Good morning. I had some pasta shells in the larder, a bunch of spicy Italian sausage in the fridge, some butter and a fistful of sage. I got water going on the stovetop for the pasta, and that was dinner right there, no-recipe-recipe-style: the sausages seared tight and then cut into coins, then fried again in a lot of foaming butter that turned brown in the heat, before I stirred in the sage, before I tipped the cooked shells into the pan and stirred everything around under a shower of grated Parmesan. You should give that a try. It’s a fine reminder: You don’t always need a recipe!
Though sometimes you do. Tejal Rao’s recipe for aligot (above), for instance, is a far more helpful guide to the creation of that awesome mixture of potatoes and cheese than a simple exhortation to mix potatoes and cheese. Likewise, Melissa Clark’s recipe for pie crust. (Not to mention her recipe for a brandied pumpkin and chestnut pie.) So, too, this one for an incredible cabbage salad served at Mission Chinese Food in New York. For techniques and layers of flavor, sometimes a recipe can’t be beat.
So maybe you could knead up my recipe for pan pizza dough this week. Make that tonight, and you could cook some pan pizzas on Friday night, to greet the weekend.

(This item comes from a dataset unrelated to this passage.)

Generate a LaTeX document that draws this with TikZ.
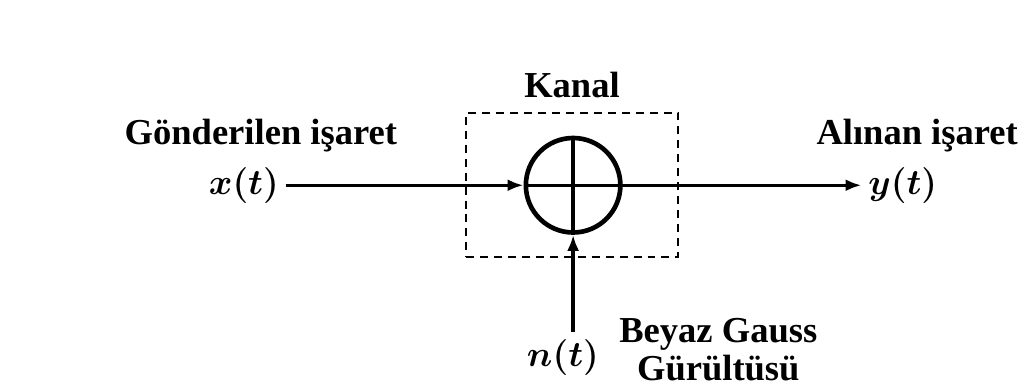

Wednesday nights are good for chicken thighs — I like Alison Roman’s recipe for garlicky chicken thighs with scallions and lime. Also, Mark Bittman’s recipe for deviled chicken thighs. And Julia Moskin’s recipe for flattened chicken thighs with roasted lemon slices. One of those could make for a terrific meal tonight, I think.
Unless, of course, it’s fish you’re looking for: a dinner of fish tacos, for instance, or of pan-roasted fish fillets with fried capers. Shrimp risotto? Spaghetti with clams?
Me, I’ll be looking around for something to tell me how to finish making this vat of kombucha my brother started in my kitchen two weeks ago before leaving for work in Asia. It’s ready for straining and bottling and for me to make another batch with the pellicle its “mother” left behind. This is a production line I’m building. (I’m a long-haired hippy kitten. I’m on a secret mission.) It’s nervous-making. So I’ll do that, and then make a grilled cheese.
You can find thousands of recipes to cook tonight and in coming days, months and years on NYT Cooking. Just take out a subscription to access them, same as you might sign up for Amazon Prime to watch two seasons of “Unforgotten” in a single day under the covers, nursing a fever.
We will be standing by to help if anything goes awry in the process, or while you are cooking. Simply write us: cookingcare@nytimes.com. We’ll get back to you. We live to serve. (You can find us on Facebook and on Instagram, too.)
Now, it’s nothing to do with cooking at home kitchens, but our Julia Moskin and Kim Severson delivered a big update on the chef April Bloomfield this week, who after months of silence has spoken to The Times about the role she played — and did not play — in dealing with the behavior of her erstwhile business partner Ken Friedman, who was last December accused by more than two dozen people of a longstanding pattern of sexual harassment and verbal abuse.